The study by Vaduganathan et al has some shortcomings that should be considered in the interpretation of these results (7). First, NT-proBNP, a biomarker well-known to be associated with cardiovascular outcomes and shown by the authors be affected by the treatment with canagliflozin (5), was not included in the biomarker panel. The extent to which NT-proBNP may have added information to the biomarker panel is unknown. Second, a significant proportion of the CANVAS participants had a history of CVD (>60%). In current clinical practice, these high-risk individuals are those who would benefit the most from preventive and therapeutic measures, thus are typically managed aggressively. Hence, additional biomarker-guided risk stratification may only marginally influence management decisions among such individuals. Indeed, current guidelines do not recommend routine biomarker assessment to guide management decisions in patients already known to be at high risk. As per the contemporary guidelines (10), patients with prior CVD would be directly eligible for therapy using cardioprotective agents including SGLT2i and GLP-1RAs (2, 3, 11).Third, a limited proportion of the CANVAS biomarkers study participants were from racial/ethnic groups other than Whites (i.e., only 9% of the study population was Asian American and 2.5% were Black adults), which limits the generalizability of the findings. CVD risk and some biomarker levels vary by race/ethnicity.

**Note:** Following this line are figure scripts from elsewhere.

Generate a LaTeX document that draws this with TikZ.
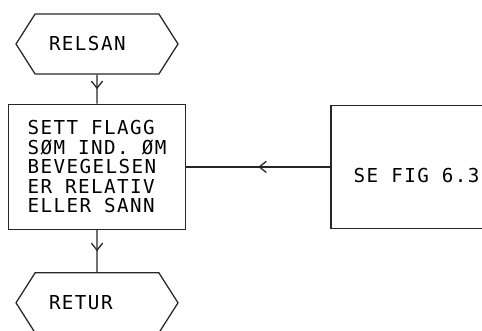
\documentclass[tikz,border=0pt]{standalone}
\usepackage{fontspec}
\newfontfamily\plotfont[LetterSpace=7.5]{DejaVu Sans Mono}
\usetikzlibrary{arrows.meta, positioning, shapes.symbols, decorations.markings}

\begin{document}
\begin{tikzpicture}[
    terminal/.style={signal, signal to=east and west, signal pointer angle=115, draw=black!85, line width=0.9pt, minimum width=4.05cm, minimum height=1.5cm, inner sep=0pt, text width=2.4cm, align=left, font=\plotfont\fontsize{13.66}{13.9}\selectfont},
    process/.style={rectangle, draw=black!85, line width=1.1pt, minimum width=4.425cm, minimum height=3.125cm, align=left, font=\plotfont\fontsize{13.66}{13.9}\selectfont},
    refbox/.style={rectangle, draw=black!85, line width=1.1pt, minimum width=4.275cm, minimum height=3.075cm, inner sep=0pt, text height=0.8cm, font=\plotfont\fontsize{13.66}{13.9}\selectfont},
    flow/.style={draw=black!85, line width=0.9pt, decoration={markings, mark=at position 0.5 with {\arrow{Straight Barb[length=5pt, width=8pt]}}}, postaction={decorate}}
]

\useasboundingbox (0, 0) rectangle (12.05, 8.25);

% Entry
\node[terminal] (relsan) at (2.425, 7.15) {RELSAN};

% Set flag
\node[process, below=0.725cm of relsan] (flagg) {SETT FLAGG\\SØM IND. ØM\\BEVEGELSEN\\ER RELATIV\\ELLER SANN};

% Reference to fig 6.3
\node[refbox, right=3.6cm of flagg] (fig) {SE FIG 6.3};

% Return
\node[terminal, below=1.05cm of flagg] (retur) {RETUR};

% Connectors
\draw[flow] (relsan) -- (flagg);
\draw[flow] (flagg) -- (retur);
\draw[flow] (fig.west) -- (fig.west -| flagg.east);

\end{tikzpicture}
\end{document}
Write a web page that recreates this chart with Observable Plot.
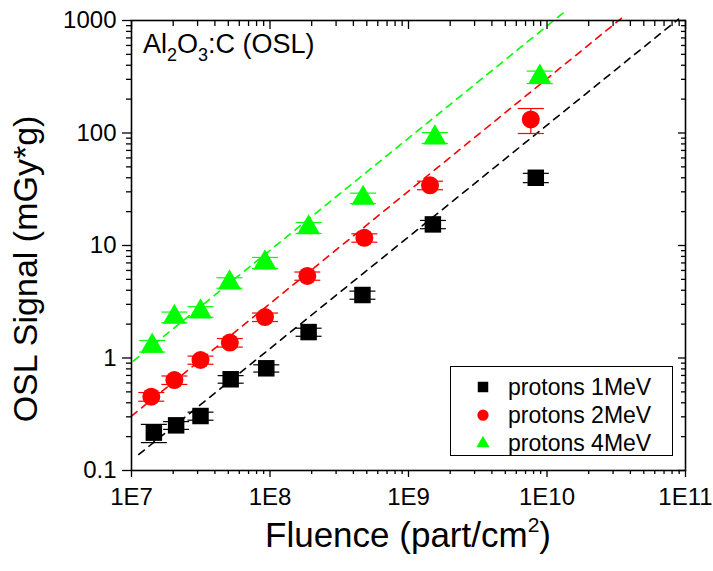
<!DOCTYPE html>
<html><head><meta charset="utf-8">
<script src="https://cdn.jsdelivr.net/npm/d3@7"></script>
<script src="https://cdn.jsdelivr.net/npm/@observablehq/plot@0.6"></script>
<style>body{margin:0;background:#fff} svg{display:block}</style>
</head><body><div id="chart"></div>
<script>
// ---- data ----
const seriesNames = ["protons 1MeV", "protons 2MeV", "protons 4MeV"];
const seriesColors = ["#000000", "#ff0000", "#00ff00"];
const seriesSymbols = ["square", "circle", "triangle"];

const fluence1 = [1.45e7, 2.1e7, 3.15e7, 5.2e7, 9.4e7, 1.9e8, 4.65e8, 1.5e9, 8.3e9];
const osl1     = [0.217, 0.252, 0.305, 0.647, 0.81, 1.70, 3.63, 15.4, 40];
const err1     = [0.04, 0.02, 0.025, 0.05, 0.06, 0.14, 0.3, 1.3, 3.8];

const fluence2 = [1.39e7, 2.04e7, 3.15e7, 5.13e7, 9.2e7, 1.86e8, 4.8e8, 1.43e9, 7.64e9];
const osl2     = [0.453, 0.637, 0.96, 1.37, 2.31, 5.36, 11.7, 34.3, 132];
const err2     = [0.04, 0.055, 0.08, 0.12, 0.2, 0.45, 1.0, 3.0, 33];

const fluence3 = [1.41e7, 2.04e7, 3.15e7, 5.1e7, 9.2e7, 1.9e8, 4.7e8, 1.55e9, 8.87e9];
const osl3     = [1.28, 2.31, 2.58, 4.67, 7.03, 14.4, 26.4, 90.8, 315];
const err3     = [0.15, 0.25, 0.28, 0.5, 0.8, 1.6, 2.8, 10, 40];

// linear (slope 1 in log-log) fits, endpoints
const fitX1 = [1.13e7, 8.9e10], fitY1 = [0.139, 1030];
const fitX2 = [1.0e7, 3.49e10], fitY2 = [0.305, 1059];
const fitX3 = [1.03e7, 1.36e10], fitY3 = [0.94, 1214];

const xTicks = [1e7, 1e8, 1e9, 1e10, 1e11];
const xTickLabels = ["1E7", "1E8", "1E9", "1E10", "1E11"];
const yTicks = [0.1, 1, 10, 100, 1000];
const yTickLabels = ["0.1", "1", "10", "100", "1000"];

// ---- tables ----
const pts = [];
[[fluence1, osl1, err1], [fluence2, osl2, err2], [fluence3, osl3, err3]].forEach(([xs, ys, es], k) => {
  xs.forEach((x, i) => pts.push({x, y: ys[i], err: es[i], s: seriesNames[k]}));
});
const fits = [];
[[fitX1, fitY1], [fitX2, fitY2], [fitX3, fitY3]].forEach(([xs, ys], k) => {
  xs.forEach((x, i) => fits.push({x, y: ys[i], s: seriesNames[k]}));
});
const minor = (dec) => dec.slice(0, -1).flatMap(d => [2,3,4,5,6,7,8,9].map(m => d * m));
const xMinor = minor(xTicks), yMinor = minor(yTicks);

const capSymbol = {draw(ctx) { ctx.moveTo(-13, 0); ctx.lineTo(13, 0); }};
const font = "Liberation Sans, Arial, Helvetica, sans-serif";

const plot = Plot.plot({
  width: 713, height: 571,
  marginLeft: 131, marginRight: 28, marginTop: 20, marginBottom: 101,
  style: {fontFamily: font, fontSize: "24px", color: "#000", background: "#fff"},
  x: {type: "log", domain: [1e7, 1e11]},
  y: {type: "log", domain: [0.1, 1000]},
  color: {domain: seriesNames, range: seriesColors},
  marks: [
    // fits
    Plot.line(fits, {x: "x", y: "y", z: "s", stroke: "s", strokeWidth: 1.6, strokeDasharray: "7,6"}),
    // error bars
    Plot.ruleX(pts, {x: "x", y1: d => d.y - d.err, y2: d => d.y + d.err, stroke: "s", strokeWidth: 1.2}),
    Plot.dot(pts, {x: "x", y: d => d.y + d.err, symbol: capSymbol, stroke: "s", strokeWidth: 1.2, fill: "none"}),
    Plot.dot(pts, {x: "x", y: d => d.y - d.err, symbol: capSymbol, stroke: "s", strokeWidth: 1.2, fill: "none"}),
    // markers
    Plot.dot(pts.filter(d => d.s === seriesNames[0]), {x: "x", y: "y", symbol: "square", r: 9.3, fill: "s", stroke: null}),
    Plot.dot(pts.filter(d => d.s === seriesNames[1]), {x: "x", y: "y", symbol: "circle", r: 9, fill: "s", stroke: null}),
    Plot.dot(pts.filter(d => d.s === seriesNames[2]), {x: "x", y: "y", symbol: "triangle", r: 8.6, fill: "s", stroke: null}),
    // axes
    Plot.axisX({anchor: "bottom", ticks: xTicks, tickSize: 7, tickPadding: 10, strokeWidth: 1.3,
      tickFormat: d => xTickLabels[xTicks.indexOf(d)], label: null, fontSize: 24}),
    Plot.axisX({anchor: "bottom", ticks: xMinor, tickSize: 4, tickFormat: () => "", label: null, strokeWidth: 1.3}),
    Plot.axisX({anchor: "top", ticks: xTicks, tickSize: 8, dy: 8, tickFormat: () => "", label: null, strokeWidth: 1.3}),
    Plot.axisX({anchor: "top", ticks: xMinor, tickSize: 5, dy: 5, tickFormat: () => "", label: null, strokeWidth: 1.3}),
    Plot.axisY({anchor: "left", ticks: yTicks, tickSize: 9, tickPadding: 6, strokeWidth: 1.3,
      tickFormat: d => yTickLabels[yTicks.indexOf(d)], label: null, fontSize: 24}),
    Plot.axisY({anchor: "left", ticks: yMinor, tickSize: 5, tickFormat: () => "", label: null, strokeWidth: 1.3}),
    Plot.axisY({anchor: "right", ticks: yTicks, tickSize: 8, dx: -8, tickFormat: () => "", label: null, strokeWidth: 1.3}),
    Plot.axisY({anchor: "right", ticks: yMinor, tickSize: 5, dx: -5, tickFormat: () => "", label: null, strokeWidth: 1.3}),
    Plot.frame({stroke: "#000", strokeWidth: 1.6})
  ]
});

const svg = d3.select(plot);
svg.style("overflow", "visible");

// title annotation
const t = svg.append("text").attr("x", 143).attr("y", 53).attr("text-anchor", "start")
  .attr("font-family", font).attr("font-size", 27).attr("fill", "#000");
t.append("tspan").text("Al");
t.append("tspan").attr("font-size", 18).attr("dy", 8).text("2");
t.append("tspan").attr("dy", -8).text("O");
t.append("tspan").attr("font-size", 18).attr("dy", 8).text("3");
t.append("tspan").attr("dy", -8).text(":C (OSL)");

// axis labels
const xl = svg.append("text").attr("x", 408).attr("y", 547).attr("text-anchor", "middle")
  .attr("font-family", font).attr("font-size", 35).attr("fill", "#000");
xl.append("tspan").text("Fluence (part/cm");
xl.append("tspan").attr("font-size", 21).attr("dy", -15).text("2");
xl.append("tspan").attr("dy", 15).text(")");

svg.append("text").attr("transform", "translate(37,269) rotate(-90)").attr("text-anchor", "middle")
  .attr("font-family", font).attr("font-size", 34).attr("fill", "#000").text("OSL Signal (mGy*g)");

// legend
const lg = svg.append("g");
lg.append("rect").attr("x", 450.5).attr("y", 366.5).attr("width", 222).attr("height", 89)
  .attr("fill", "#fff").attr("stroke", "#000").attr("stroke-width", 1);
const legendSizes = [110, 100, 75];
seriesNames.forEach((name, i) => {
  const cy = 387 + i * 28.2;
  const sym = [d3.symbolSquare, d3.symbolCircle, d3.symbolTriangle][i];
  lg.append("path").attr("d", d3.symbol(sym, legendSizes[i])())
    .attr("transform", `translate(483,${cy})`).attr("fill", seriesColors[i]);
  lg.append("text").attr("x", 508).attr("y", cy).attr("dy", "0.35em").attr("text-anchor", "start")
    .attr("font-family", font).attr("font-size", 23).attr("fill", "#000").text(name);
});

document.getElementById("chart").appendChild(plot);
</script>
</body></html>
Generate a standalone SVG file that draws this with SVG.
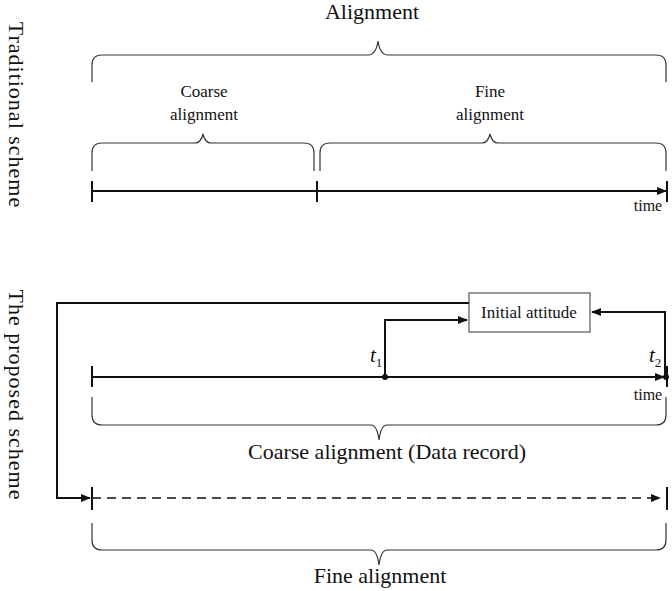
<svg xmlns="http://www.w3.org/2000/svg" width="672" height="591" viewBox="0 0 672 591" font-family="'Liberation Serif', 'Times New Roman', serif">
<style>
.b{fill:none;stroke:#333;stroke-width:1.2}
.l{fill:none;stroke:#111;stroke-width:2}
.t{font-size:16px}
.m{font-size:17px}
.g{font-size:22px}
</style>
<defs>
<marker id="a" markerWidth="10" markerHeight="8" refX="9" refY="4" orient="auto" markerUnits="userSpaceOnUse"><path d="M0,0L10,4L0,8z" fill="#111"/></marker>
</defs>
<rect width="672" height="591" fill="#fff"/>
<g fill="#111">
<text class="g" transform="translate(9,115) rotate(90)" text-anchor="middle" letter-spacing="1">Traditional  scheme</text>
<text class="g" transform="translate(9,395) rotate(90)" text-anchor="middle" letter-spacing="1">The proposed  scheme</text>
<g id="top">
<text class="g" x="372" y="19" text-anchor="middle">Alignment</text>
<path class="b" d="M92,82V65Q92,55,102,55H368Q376,55,378,41Q380,55,388,55H656Q666,55,666,65V82"/>
<text class="m" x="204" y="97" text-anchor="middle">Coarse</text>
<text class="m" x="204" y="120" text-anchor="middle">alignment</text>
<path class="b" d="M92,171V153Q92,143,102,143H195Q201,143,203,134Q205,143,211,143H304Q314,143,314,153V171"/>
<text class="m" x="490" y="97" text-anchor="middle">Fine</text>
<text class="m" x="490" y="120" text-anchor="middle">alignment</text>
<path class="b" d="M320,171V153Q320,143,330,143H482Q488,143,490,134Q492,143,498,143H656Q666,143,666,153V171"/>
<line class="l" x1="92" y1="191" x2="666" y2="191" marker-end="url(#a)"/>
<line class="l" x1="92" y1="181" x2="92" y2="202"/>
<line class="l" x1="317" y1="181" x2="317" y2="202"/>
<line class="l" x1="667" y1="181" x2="667" y2="202"/>
<text class="t" x="648" y="211" text-anchor="middle">time</text>
</g>
<g id="box">
<rect x="469" y="293" width="121" height="39" fill="#fff" stroke="#555" stroke-width="1.2"/>
<text class="m" x="529" y="318" text-anchor="middle">Initial attitude</text>
</g>
<g id="connectors">
<path class="l" d="M469,303H57V498H90" marker-end="url(#a)"/>
<path class="l" d="M385,377V320H467" marker-end="url(#a)"/>
<path class="l" d="M665,377V312H592" marker-end="url(#a)"/>
</g>
<g id="bottom">
<line class="l" x1="92" y1="377" x2="664" y2="377" marker-end="url(#a)"/>
<line class="l" x1="92" y1="366" x2="92" y2="387"/>
<line class="l" x1="667" y1="366" x2="667" y2="387"/>
<circle cx="385" cy="377" r="3" fill="#111"/>
<circle cx="666" cy="377" r="3" fill="#111"/>
<text x="370" y="362" font-size="21" font-style="italic">t<tspan font-size="13" font-style="normal" dy="5">1</tspan></text>
<text x="649" y="362" font-size="21" font-style="italic">t<tspan font-size="13" font-style="normal" dy="5">2</tspan></text>
<text class="t" x="648" y="400" text-anchor="middle">time</text>
<path class="b" d="M92,397V415Q92,425,102,425H371Q377,425,379,440Q381,425,387,425H656Q666,425,666,415V397"/>
<text class="g" x="387" y="459" text-anchor="middle">Coarse alignment (Data record)</text>
<line x1="92" y1="498" x2="660" y2="498" stroke="#111" stroke-width="1.6" stroke-dasharray="9,6" marker-end="url(#a)"/>
<line class="l" x1="92" y1="487" x2="92" y2="510"/>
<line class="l" x1="667" y1="487" x2="667" y2="510"/>
<path class="b" d="M92,523V540Q92,550,102,550H371Q377,550,379,565Q381,550,387,550H656Q666,550,666,540V523"/>
<text class="g" x="380" y="583" text-anchor="middle">Fine alignment</text>
</g>
</g>
</svg>
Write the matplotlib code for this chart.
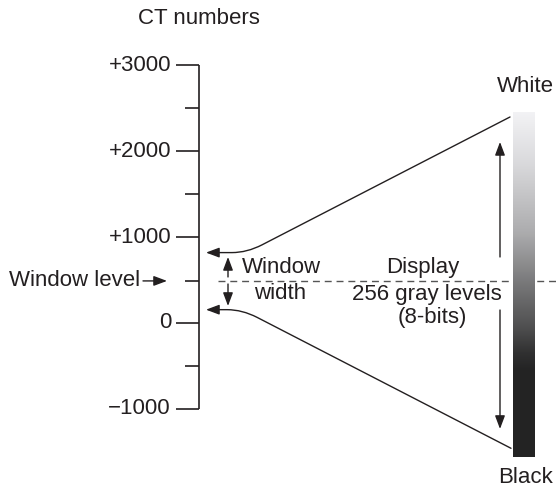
import numpy as np
import matplotlib
matplotlib.use('Agg')
import matplotlib.pyplot as plt
from matplotlib.path import Path
from matplotlib.patches import FancyArrowPatch
from matplotlib.colors import LinearSegmentedColormap

# ── Data (CT numbers, Hounsfield units) ───────────────────────────────────────
MAJOR_TICKS = [-1000, 0, 1000, 2000, 3000]
MAJOR_LABELS = ['\u22121000', '0', '+1000', '+2000', '+3000']
MINOR_TICKS = [-500, 1500, 2500]
WINDOW_LEVEL = 490
WINDOW_LOW = 155
WINDOW_HIGH = 820

# display scale drawn beside the CT axis (same vertical units)
DISPLAY_WHITE = 2400
DISPLAY_BLACK = -1460
BAR_TOP = 2458
BAR_BOTTOM = -1561

# gray ramp of the display bar: position from top, gray value
RAMP_POS = [0.0, 0.15, 0.35, 0.5, 0.62, 0.70, 0.75, 1.0]
RAMP_GRAY = [0.96, 0.86, 0.68, 0.47, 0.32, 0.19, 0.14, 0.14]

# ── Style ──────────────────────────────────────────────────────────────────────
INK = '#231f20'
FONT = 'Liberation Sans'
FS = 16
plt.rcParams['font.family'] = [FONT, 'DejaVu Sans']

fig = plt.figure(figsize=(5.56, 4.90), dpi=100)
ax = fig.add_axes([0, 0, 1, 1])
ax.set_xlim(0, 556)
ax.set_ylim(-1946, 3763)
ax.axis('off')

AX_X = 199

# ── CT number axis ─────────────────────────────────────────────────────────────
ax.plot([AX_X, AX_X], [min(MAJOR_TICKS), max(MAJOR_TICKS)], color=INK, lw=1.2,
        solid_capstyle='butt')
for v, lab in zip(MAJOR_TICKS, MAJOR_LABELS):
    ax.plot([176, AX_X], [v, v], color=INK, lw=1.2, solid_capstyle='butt')
    ax.text(171, v, lab, ha='right', va='center', fontsize=FS, color=INK)
for v in MINOR_TICKS + [WINDOW_LEVEL]:
    ax.plot([185, AX_X], [v, v], color=INK, lw=1.2, solid_capstyle='butt')

ax.text(AX_X, 3553, 'CT numbers', ha='center', va='center', fontsize=FS, color=INK)

# window level label + arrow
ax.text(140, WINDOW_LEVEL, 'Window level', ha='right', va='center', fontsize=FS, color=INK)


def arrow(x0, y0, x1, y1, path=None):
    style = '-|>,head_length=0.8,head_width=0.3'
    if path is not None:
        p = FancyArrowPatch(path=path, arrowstyle=style, mutation_scale=10,
                            color=INK, lw=1.0, shrinkA=0, shrinkB=0)
    else:
        p = FancyArrowPatch((x0, y0), (x1, y1), arrowstyle=style, mutation_scale=10,
                            color=INK, lw=1.0, shrinkA=0, shrinkB=0)
    ax.add_patch(p)


arrow(143, WINDOW_LEVEL, 167, WINDOW_LEVEL)

# dashed window level line (runs behind the bar)
ax.plot([218, 556], [WINDOW_LEVEL, WINDOW_LEVEL], color='#555555', lw=1.0,
        ls=(0, (5, 3.5)), zorder=1)

# ── mapping curves: window bounds -> display white / black ────────────────────
slope = (DISPLAY_WHITE - WINDOW_HIGH) / (510 - 247)
upper = Path([(510, DISPLAY_WHITE), (262, WINDOW_HIGH + 15 * slope),
              (247, WINDOW_HIGH), (232, WINDOW_HIGH), (206, WINDOW_HIGH)],
             [Path.MOVETO, Path.LINETO, Path.CURVE3, Path.CURVE3, Path.LINETO])
corner_lo = 511 - (WINDOW_LOW - DISPLAY_BLACK) / slope
lower = Path([(511, DISPLAY_BLACK), (corner_lo + 15, WINDOW_LOW - 15 * slope),
              (corner_lo, WINDOW_LOW), (corner_lo - 15, WINDOW_LOW), (206, WINDOW_LOW)],
             [Path.MOVETO, Path.LINETO, Path.CURVE3, Path.CURVE3, Path.LINETO])
arrow(0, 0, 0, 0, path=upper)
arrow(0, 0, 0, 0, path=lower)

# window width double arrow
arrow(228, 536, 228, 769)
arrow(228, 454, 228, 198)
ax.text(281, 652, 'Window', ha='center', va='center', fontsize=FS, color=INK)
ax.text(280, 338, 'width', ha='center', va='center', fontsize=FS, color=INK)

# display double arrow
arrow(500, 769, 500, 2109)
arrow(500, 151, 500, -1235)
ax.text(423, 641, 'Display', ha='center', va='center', fontsize=FS, color=INK)
ax.text(427, 326, '256 gray levels', ha='center', va='center', fontsize=FS, color=INK)
ax.text(432, 58, '(8-bits)', ha='center', va='center', fontsize=FS, color=INK)

# ── gray bar ───────────────────────────────────────────────────────────────────
ramp = LinearSegmentedColormap.from_list(
    'ramp', [(p, (g * 0.99, g * 0.99, g)) for p, g in zip(RAMP_POS, RAMP_GRAY)])
grad = np.linspace(0, 1, 256).reshape(-1, 1)
ax.imshow(grad, cmap=ramp, extent=[513, 535, BAR_BOTTOM, BAR_TOP], aspect='auto',
          origin='upper', zorder=3, interpolation='bilinear')

ax.text(525, 2750, 'White', ha='center', va='center', fontsize=FS, color=INK)
ax.text(526, -1806, 'Black', ha='center', va='center', fontsize=FS, color=INK)

fig.savefig('out.png', dpi=100)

From a mechanistic perspective, that canagliflozin slows the long-term rise of blood biomarkers of myocardial injury, inflammation, and fibrosis supports the concept that CVD is a complex phenotype involving multiple biological pathways. These results also support that SGLT2is may affect more than one pathway, including among others cardiac stress, inflammation, atherosclerosis, vascular structure and function, and metabolism. From a clinical perspective, these results support the need to scale up contemporary practice to improve the uptake of SGTL2i among eligible patients, as well as highlight the potential heterogeneity of CVD risk among individuals with type 2 diabetes.

The burden of CVD disease among individuals with diabetes and the demonstrated efficacy of SGLT2i creates an onus to design more effective primary and secondary CVD prevention strategies. The elegant study by Vaduganathan et al. highlights the prognostic utility of biomarkers for CVD risk estimation, especially when used in combination, among individuals with diabetes changes in the setting of SGLT2i therapy. Advances in molecular biology and high-throughput assay technologies have allowed the development of genetic, transcriptomic, metabolomic and proteomic biomarkers; hence, ‘omics may help extend the findings of this study (12). Indeed, ‘omics approaches can help refine the identification of biomarkers in different pathways from those represented by existing biomarkers (12). Additional studies in multiethnic cohorts, preferably of individuals without known CVD, will extend these findings and help identify populations most likely to benefit from SGLT2i therapy. Ultimately, this study adds to the growing body of evidence that circulating biomarkers hold great promise to improve CVD prevention among patients with diabetes without a clinical history of CVD.